• Records provided:
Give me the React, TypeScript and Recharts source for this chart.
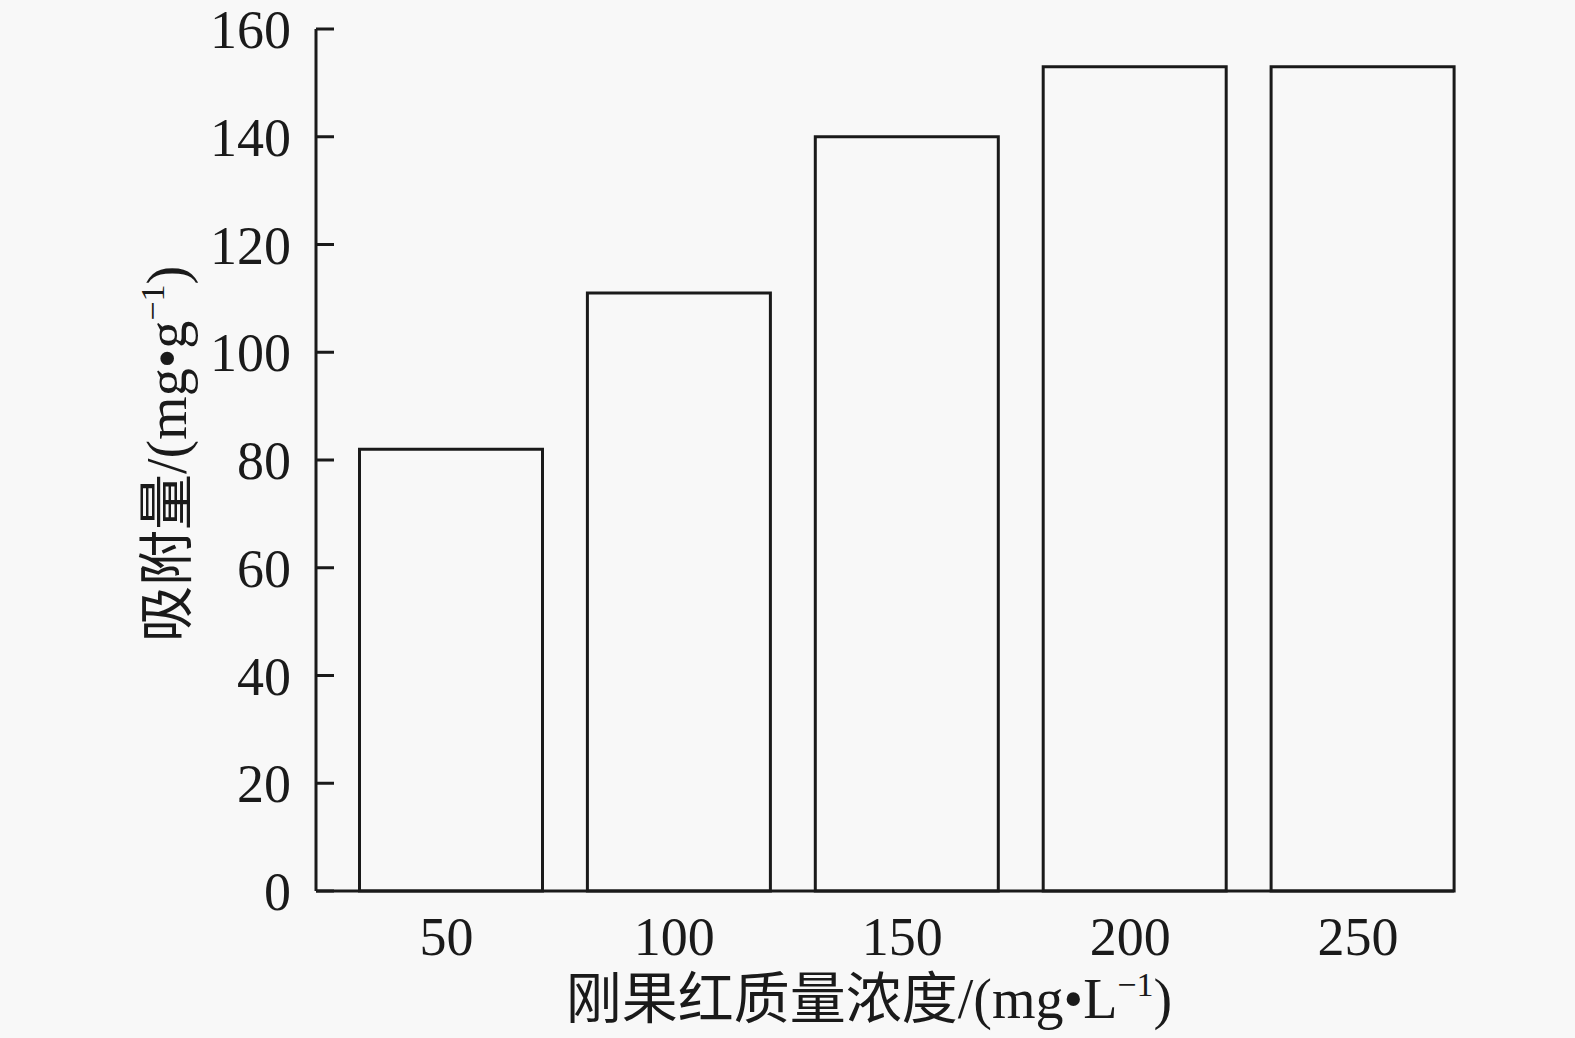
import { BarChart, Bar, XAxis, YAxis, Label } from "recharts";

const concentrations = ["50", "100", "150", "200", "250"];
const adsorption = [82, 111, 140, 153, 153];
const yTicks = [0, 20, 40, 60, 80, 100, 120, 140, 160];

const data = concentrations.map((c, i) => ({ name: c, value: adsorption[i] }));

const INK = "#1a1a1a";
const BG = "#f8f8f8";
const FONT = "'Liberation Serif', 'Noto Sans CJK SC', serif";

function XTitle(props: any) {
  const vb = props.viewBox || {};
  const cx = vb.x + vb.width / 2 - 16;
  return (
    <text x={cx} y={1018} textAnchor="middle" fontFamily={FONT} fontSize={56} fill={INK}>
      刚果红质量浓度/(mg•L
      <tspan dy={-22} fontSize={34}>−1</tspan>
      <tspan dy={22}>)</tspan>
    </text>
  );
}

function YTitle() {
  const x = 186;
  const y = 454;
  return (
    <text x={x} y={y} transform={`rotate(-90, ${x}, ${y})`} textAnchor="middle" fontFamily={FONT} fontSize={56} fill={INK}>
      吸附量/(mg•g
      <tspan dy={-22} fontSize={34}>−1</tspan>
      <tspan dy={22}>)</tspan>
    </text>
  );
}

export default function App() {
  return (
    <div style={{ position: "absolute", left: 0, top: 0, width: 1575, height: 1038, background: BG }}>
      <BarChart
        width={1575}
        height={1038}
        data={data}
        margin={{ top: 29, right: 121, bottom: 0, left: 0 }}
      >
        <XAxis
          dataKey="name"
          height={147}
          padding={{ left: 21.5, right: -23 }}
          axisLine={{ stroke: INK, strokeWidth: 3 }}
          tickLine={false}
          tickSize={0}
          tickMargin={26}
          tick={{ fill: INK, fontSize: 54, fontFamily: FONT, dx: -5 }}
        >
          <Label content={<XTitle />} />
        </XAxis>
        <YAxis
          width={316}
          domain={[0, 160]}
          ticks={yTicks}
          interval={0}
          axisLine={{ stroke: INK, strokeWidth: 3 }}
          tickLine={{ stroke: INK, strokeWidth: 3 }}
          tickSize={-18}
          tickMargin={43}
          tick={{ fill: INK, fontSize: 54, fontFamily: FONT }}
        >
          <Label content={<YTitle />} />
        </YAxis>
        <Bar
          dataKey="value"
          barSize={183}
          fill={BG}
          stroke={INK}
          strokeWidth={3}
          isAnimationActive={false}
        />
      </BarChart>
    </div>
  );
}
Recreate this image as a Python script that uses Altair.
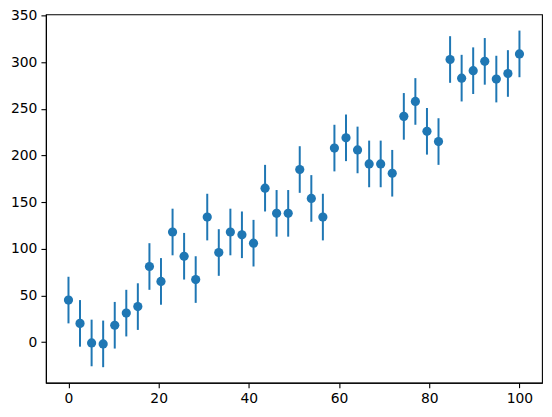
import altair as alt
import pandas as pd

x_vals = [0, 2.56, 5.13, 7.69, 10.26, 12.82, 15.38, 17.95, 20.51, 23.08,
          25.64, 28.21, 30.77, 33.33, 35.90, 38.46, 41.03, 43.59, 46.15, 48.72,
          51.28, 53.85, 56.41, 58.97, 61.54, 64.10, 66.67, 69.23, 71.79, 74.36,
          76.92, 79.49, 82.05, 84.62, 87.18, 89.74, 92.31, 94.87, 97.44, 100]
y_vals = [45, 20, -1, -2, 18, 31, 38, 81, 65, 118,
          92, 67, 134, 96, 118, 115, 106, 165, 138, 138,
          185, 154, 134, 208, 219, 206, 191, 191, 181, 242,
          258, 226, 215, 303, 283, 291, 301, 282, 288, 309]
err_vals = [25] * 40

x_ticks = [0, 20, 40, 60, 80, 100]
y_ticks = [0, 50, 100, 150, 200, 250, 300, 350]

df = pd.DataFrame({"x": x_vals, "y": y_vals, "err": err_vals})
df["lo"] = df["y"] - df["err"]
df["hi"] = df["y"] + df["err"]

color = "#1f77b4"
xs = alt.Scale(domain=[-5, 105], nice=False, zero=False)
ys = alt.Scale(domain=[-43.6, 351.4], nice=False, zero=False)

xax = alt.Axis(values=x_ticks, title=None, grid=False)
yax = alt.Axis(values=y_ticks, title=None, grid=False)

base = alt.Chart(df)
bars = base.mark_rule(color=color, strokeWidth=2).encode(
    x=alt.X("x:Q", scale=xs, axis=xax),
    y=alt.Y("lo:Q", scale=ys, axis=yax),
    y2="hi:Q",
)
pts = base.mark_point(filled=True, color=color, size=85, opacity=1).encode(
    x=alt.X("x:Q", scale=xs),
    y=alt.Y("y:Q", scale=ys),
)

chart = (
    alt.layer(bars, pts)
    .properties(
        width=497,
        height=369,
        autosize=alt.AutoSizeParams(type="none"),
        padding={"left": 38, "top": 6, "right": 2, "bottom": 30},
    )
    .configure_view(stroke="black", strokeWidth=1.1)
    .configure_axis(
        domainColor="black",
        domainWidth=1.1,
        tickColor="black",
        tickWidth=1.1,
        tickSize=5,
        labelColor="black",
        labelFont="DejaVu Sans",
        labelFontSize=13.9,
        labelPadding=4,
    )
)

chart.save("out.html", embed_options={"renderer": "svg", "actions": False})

* * *

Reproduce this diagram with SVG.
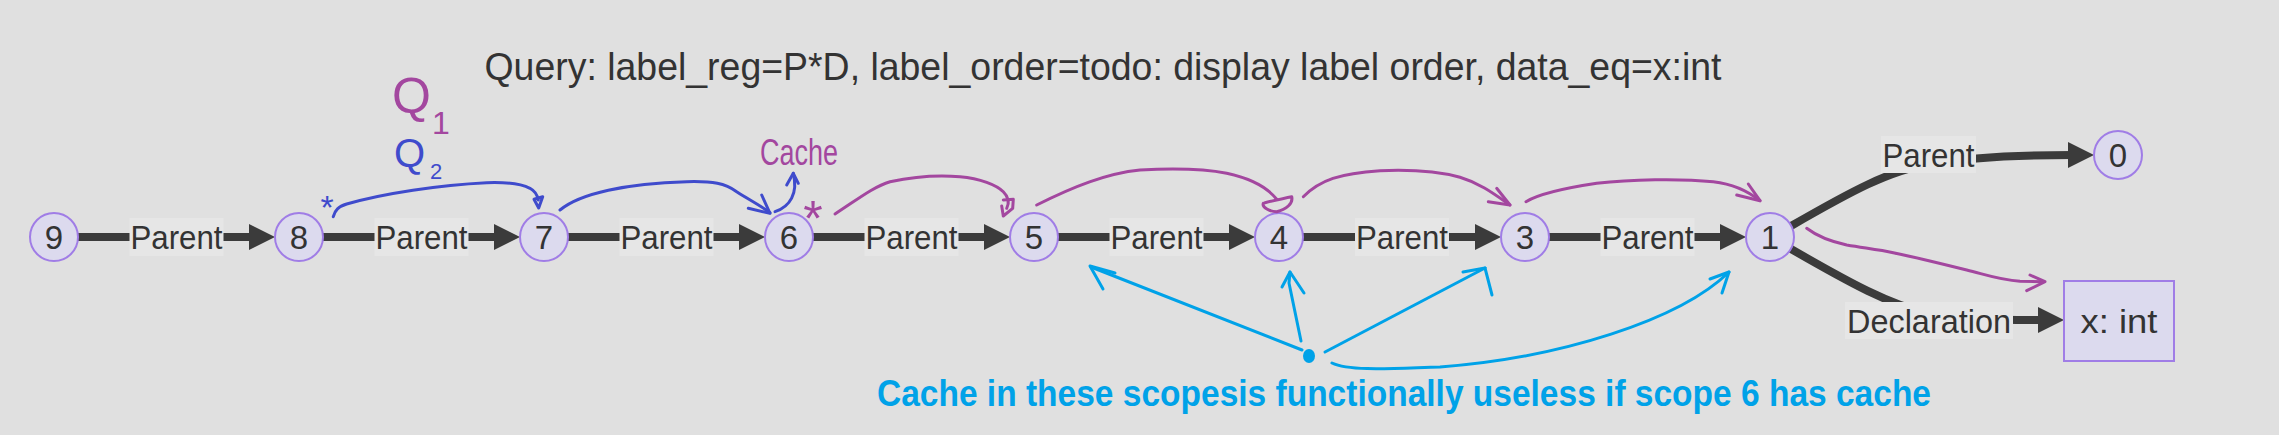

==

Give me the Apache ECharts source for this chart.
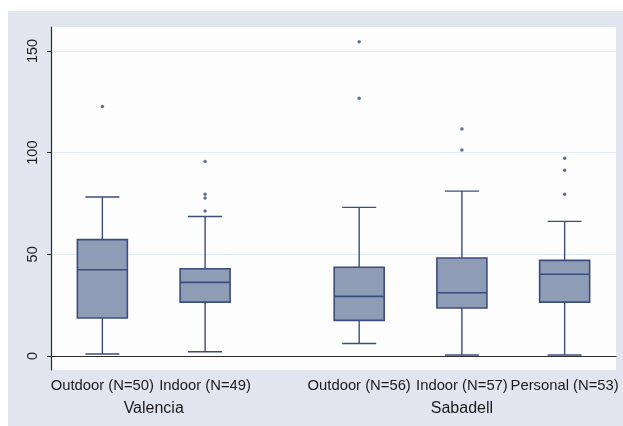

• Problem statement: Retype only the lines above from the one with "Give me the React, TypeScript" through the one with "const data = concentrations.map((c, i)", exactly and with both ends. Images stay out.

• The answer:
Give me the React, TypeScript and Recharts source for this chart.
import { BarChart, Bar, XAxis, YAxis, Label } from "recharts";

const concentrations = ["50", "100", "150", "200", "250"];
const adsorption = [82, 111, 140, 153, 153];
const yTicks = [0, 20, 40, 60, 80, 100, 120, 140, 160];

const data = concentrations.map((c, i) => ({ name: c, value: adsorption[i] }));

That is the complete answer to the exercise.